The focus of government, the media and organised labour on the ConDem Spending Review cuts to public service and welfare has included much talk of jobs, especially job losses.
But most people are ignoring the economic effects of the capitalist structures enshrined in EU agreements that ensure a “reserve army” of migrant labour. These include: EU free movement of labour; free movement of services, which allows EU firms to bring in workers from both inside and outside of the EU; and the secretive “Mode 4” trade commitments being made on our behalf in Brussels.
These regulations allowing corporations to cash in on wage differentials across borders mean that the earn/spend cycle in Britain, which is so key to economic health, is broken. Migrant workers may earn at the wage levels of one country and spend at the prices of another, but money taken out or sent out of Britain is lost to the British economy. In addition, the welfare bill increases as British workers are displaced – even where there is reduced access to welfare for the unemployed.
According to Polish academic research, 34 per cent of remittances to Poland have been coming from Britain. But another 34 per cent have been coming from Ireland – a very small country, with just 4 million people. Ireland is now broke. In contrast to much of the EU, including Britain, the Polish economy is not in recession. Migrant workers come of course from a wide range of countries, often harming the interests of their home countries as well.
A blind eye
Why do economists and economic reporters not recognise this factor in all the economic discussion and the pain of cuts?
Since the ConDem “immigration cap” was announced there has been silence on the concerns of the British public both on permanent migration issues, and on the separate issue of labour migration, which is generally intended to be temporary (although this is often not the case, as primary schools which have received unforeseen influxes of Polish children testify).
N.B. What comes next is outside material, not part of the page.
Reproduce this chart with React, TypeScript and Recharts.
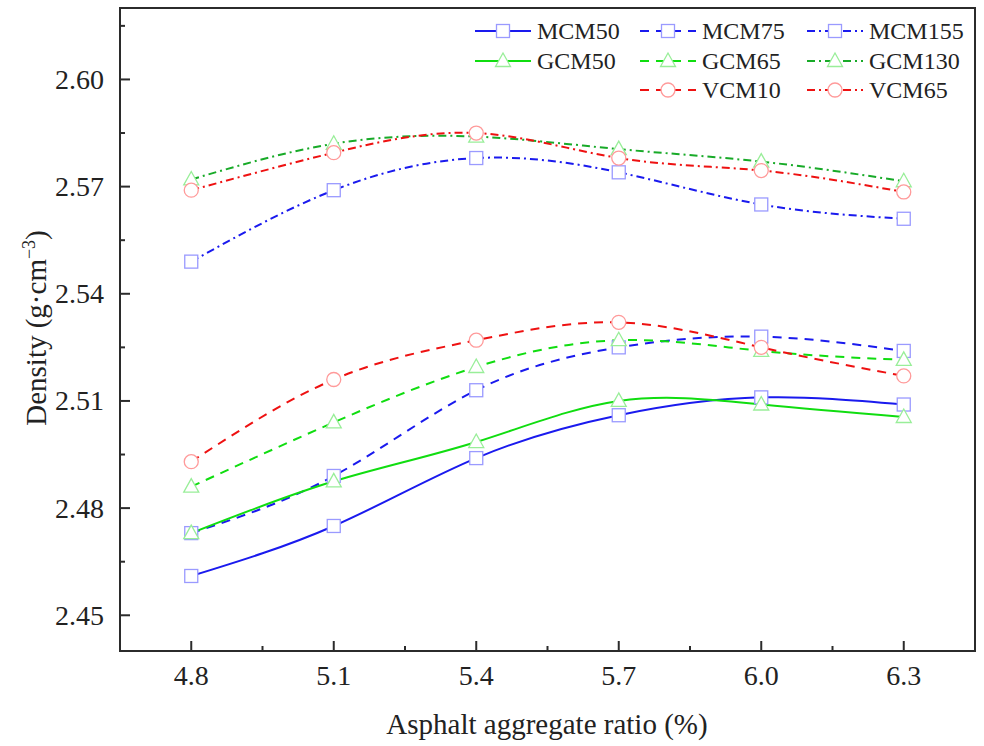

These concerns are about jobs, job displacement and downward pressure on working conditions.
The cap confuses these separate concerns, which is politically convenient, while failing to address either.
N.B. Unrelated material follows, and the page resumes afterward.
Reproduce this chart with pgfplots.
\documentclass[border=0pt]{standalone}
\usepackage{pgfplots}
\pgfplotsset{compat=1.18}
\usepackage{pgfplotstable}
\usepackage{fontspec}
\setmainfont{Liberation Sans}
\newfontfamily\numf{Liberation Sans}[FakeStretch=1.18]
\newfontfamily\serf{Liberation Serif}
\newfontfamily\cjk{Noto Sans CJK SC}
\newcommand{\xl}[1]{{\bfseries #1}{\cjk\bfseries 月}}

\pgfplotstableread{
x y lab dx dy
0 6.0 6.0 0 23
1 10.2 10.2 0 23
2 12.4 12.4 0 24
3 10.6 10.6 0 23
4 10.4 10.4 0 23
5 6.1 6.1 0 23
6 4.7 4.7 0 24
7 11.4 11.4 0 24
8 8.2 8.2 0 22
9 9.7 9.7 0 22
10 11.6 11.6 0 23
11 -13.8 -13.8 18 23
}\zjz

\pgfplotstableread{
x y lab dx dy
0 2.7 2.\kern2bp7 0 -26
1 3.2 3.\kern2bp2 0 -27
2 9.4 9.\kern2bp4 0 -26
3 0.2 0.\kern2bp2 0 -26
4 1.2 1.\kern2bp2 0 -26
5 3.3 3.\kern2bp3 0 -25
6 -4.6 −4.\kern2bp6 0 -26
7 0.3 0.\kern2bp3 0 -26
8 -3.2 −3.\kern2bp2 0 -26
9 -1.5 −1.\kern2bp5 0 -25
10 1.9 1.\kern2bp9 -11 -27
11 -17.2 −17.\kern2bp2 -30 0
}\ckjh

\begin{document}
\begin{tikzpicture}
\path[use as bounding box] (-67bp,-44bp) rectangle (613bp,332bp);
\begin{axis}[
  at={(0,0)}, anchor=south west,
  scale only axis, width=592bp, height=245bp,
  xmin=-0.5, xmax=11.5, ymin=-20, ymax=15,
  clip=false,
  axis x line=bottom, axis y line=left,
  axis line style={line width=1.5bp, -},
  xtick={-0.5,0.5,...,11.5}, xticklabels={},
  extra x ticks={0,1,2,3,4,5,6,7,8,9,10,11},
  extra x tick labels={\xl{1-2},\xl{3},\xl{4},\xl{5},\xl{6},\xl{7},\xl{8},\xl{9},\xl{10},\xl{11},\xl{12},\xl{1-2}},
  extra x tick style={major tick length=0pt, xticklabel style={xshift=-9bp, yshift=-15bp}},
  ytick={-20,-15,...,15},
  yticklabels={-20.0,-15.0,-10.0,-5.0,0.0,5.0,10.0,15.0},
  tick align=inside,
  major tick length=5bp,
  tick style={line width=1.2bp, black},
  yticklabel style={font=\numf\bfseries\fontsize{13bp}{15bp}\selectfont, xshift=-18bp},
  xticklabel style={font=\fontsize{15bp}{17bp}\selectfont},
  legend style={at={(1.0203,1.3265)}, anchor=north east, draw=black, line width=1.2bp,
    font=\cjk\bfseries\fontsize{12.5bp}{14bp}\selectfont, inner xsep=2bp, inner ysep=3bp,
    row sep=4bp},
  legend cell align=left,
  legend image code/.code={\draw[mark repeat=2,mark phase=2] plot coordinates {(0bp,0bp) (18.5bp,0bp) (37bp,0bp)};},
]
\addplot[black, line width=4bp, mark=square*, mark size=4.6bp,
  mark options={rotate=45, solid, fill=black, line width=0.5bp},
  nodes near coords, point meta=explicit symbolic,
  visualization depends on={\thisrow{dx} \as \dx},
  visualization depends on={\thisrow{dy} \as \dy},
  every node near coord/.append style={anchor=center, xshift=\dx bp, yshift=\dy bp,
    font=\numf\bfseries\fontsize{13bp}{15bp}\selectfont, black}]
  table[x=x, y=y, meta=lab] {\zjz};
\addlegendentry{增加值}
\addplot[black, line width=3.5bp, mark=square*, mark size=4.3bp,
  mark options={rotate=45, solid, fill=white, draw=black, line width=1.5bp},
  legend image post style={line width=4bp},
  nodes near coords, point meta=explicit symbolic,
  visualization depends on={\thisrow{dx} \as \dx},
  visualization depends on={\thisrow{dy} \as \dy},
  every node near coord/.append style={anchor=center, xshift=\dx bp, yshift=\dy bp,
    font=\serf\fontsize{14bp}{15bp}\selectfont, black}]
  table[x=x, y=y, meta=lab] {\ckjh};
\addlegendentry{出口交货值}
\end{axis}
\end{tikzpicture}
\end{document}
In addition, there has been intense corporate and government propaganda over the past few months on the need to maintain the “rights” of transnational corporations to bring in workers. Corporations’ “Intracorporate Transferees” (ICTs) have been exempted from the temporary cap,
Exemptions
In fact the most important function of the “cap” will be not what it limits, but what it exempts; and the pressure is intense for ICTs to be exempted from the final form of the cap. EU member states’ commitments to allow the cross-border movement of people involved in the provision of services depend on national policy. The cap, with its limits, but more importantly its exemptions, will be our national policy.
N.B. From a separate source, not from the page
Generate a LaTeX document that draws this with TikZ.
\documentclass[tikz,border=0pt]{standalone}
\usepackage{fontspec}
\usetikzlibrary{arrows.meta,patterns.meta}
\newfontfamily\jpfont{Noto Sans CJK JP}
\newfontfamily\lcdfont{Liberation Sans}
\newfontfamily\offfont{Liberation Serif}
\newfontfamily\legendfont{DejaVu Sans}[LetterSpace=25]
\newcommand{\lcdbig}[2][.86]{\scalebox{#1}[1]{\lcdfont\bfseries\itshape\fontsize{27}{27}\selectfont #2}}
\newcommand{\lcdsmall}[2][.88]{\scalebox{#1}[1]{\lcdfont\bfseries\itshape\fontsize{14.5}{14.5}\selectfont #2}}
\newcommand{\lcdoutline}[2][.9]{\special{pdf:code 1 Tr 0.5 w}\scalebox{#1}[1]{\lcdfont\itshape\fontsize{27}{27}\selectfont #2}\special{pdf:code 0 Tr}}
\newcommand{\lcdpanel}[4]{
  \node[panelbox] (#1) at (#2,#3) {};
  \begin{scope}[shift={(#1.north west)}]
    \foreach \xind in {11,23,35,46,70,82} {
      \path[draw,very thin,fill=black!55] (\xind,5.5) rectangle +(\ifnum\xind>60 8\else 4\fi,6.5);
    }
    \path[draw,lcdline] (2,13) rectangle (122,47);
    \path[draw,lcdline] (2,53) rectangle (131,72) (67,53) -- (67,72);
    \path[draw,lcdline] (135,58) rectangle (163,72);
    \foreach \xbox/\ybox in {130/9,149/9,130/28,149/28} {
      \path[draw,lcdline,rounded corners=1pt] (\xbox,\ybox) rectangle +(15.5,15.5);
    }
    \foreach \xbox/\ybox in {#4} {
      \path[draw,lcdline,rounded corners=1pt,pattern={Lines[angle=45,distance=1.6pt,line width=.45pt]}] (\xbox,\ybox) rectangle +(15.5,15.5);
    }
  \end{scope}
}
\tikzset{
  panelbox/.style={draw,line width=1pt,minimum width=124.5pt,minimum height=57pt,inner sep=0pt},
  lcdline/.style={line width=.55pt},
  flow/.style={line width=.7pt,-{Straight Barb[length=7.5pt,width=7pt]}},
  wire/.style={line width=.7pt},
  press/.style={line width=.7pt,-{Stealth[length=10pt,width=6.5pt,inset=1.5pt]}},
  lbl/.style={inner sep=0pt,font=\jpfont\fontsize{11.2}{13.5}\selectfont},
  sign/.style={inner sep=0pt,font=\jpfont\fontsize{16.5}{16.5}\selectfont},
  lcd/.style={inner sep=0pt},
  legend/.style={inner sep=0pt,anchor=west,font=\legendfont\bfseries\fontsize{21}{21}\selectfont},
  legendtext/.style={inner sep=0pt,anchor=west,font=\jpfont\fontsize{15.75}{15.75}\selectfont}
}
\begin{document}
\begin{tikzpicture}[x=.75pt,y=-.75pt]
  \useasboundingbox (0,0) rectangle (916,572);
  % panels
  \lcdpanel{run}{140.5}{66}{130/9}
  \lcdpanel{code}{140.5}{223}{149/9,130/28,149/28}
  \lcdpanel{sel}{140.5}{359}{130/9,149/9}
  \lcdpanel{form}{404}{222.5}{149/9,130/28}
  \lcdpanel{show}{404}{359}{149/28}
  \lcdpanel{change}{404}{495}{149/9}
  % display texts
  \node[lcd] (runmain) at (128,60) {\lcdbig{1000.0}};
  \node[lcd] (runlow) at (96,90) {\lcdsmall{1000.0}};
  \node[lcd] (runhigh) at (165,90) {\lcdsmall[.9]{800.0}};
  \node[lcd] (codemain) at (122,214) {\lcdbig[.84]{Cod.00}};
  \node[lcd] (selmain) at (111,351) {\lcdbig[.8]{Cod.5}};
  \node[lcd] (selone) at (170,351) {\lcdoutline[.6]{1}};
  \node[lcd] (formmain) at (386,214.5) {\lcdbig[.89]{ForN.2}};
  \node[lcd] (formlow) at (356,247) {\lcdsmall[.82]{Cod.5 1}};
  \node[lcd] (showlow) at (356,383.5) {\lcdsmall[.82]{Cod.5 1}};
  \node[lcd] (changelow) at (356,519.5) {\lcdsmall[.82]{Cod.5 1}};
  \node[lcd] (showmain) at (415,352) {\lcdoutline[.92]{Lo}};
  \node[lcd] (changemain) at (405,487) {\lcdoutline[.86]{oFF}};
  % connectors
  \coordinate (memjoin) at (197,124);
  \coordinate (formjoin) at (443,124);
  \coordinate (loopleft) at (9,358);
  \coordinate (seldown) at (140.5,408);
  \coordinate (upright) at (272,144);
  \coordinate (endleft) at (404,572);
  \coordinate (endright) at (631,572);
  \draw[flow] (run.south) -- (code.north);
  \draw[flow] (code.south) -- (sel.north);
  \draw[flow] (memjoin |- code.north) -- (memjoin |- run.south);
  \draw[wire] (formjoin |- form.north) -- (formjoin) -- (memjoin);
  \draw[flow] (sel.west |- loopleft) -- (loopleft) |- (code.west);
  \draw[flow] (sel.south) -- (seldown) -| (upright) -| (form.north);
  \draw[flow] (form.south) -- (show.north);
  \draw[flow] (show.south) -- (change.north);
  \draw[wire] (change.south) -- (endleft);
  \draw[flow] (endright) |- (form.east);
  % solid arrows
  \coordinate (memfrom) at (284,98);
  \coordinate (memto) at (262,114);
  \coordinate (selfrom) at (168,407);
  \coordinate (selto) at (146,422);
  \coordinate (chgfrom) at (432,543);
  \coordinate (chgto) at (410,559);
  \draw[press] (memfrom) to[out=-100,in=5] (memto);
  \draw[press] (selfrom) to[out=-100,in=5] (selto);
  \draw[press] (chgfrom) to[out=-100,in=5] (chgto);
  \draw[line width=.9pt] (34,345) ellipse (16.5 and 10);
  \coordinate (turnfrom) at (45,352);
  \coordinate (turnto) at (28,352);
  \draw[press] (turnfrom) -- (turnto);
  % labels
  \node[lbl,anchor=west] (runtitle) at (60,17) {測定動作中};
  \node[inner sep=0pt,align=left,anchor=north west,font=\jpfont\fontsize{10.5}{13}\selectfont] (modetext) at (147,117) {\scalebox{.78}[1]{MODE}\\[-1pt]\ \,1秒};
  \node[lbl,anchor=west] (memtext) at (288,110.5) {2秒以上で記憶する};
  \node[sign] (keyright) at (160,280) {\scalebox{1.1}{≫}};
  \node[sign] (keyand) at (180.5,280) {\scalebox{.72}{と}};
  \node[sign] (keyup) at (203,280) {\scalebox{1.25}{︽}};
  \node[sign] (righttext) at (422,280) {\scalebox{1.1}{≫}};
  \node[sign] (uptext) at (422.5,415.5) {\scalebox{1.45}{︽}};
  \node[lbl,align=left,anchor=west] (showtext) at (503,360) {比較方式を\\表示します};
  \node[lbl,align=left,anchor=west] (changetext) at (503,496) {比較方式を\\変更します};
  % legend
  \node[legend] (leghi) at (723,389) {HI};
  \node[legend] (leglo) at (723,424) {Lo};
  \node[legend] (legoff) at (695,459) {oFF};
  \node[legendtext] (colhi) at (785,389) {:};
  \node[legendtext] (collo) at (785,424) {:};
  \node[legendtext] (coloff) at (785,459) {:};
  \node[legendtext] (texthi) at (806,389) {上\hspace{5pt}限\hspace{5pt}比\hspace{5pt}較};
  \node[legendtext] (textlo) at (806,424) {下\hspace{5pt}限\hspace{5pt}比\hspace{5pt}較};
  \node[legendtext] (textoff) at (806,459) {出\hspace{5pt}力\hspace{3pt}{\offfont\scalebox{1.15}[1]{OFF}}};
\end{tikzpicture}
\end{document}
Thus the cap is a huge trick, but one that has been very effective for some months in silencing concerns about immigration and labour migration, including in relation to the huge budget cuts and job issues, and, fundamentally, the national economy.
With so much superficial talk around of “opposing cuts” it is strange that so little energy is being applied to the clearly detrimental economic effects of replacing British workers with migrant labour.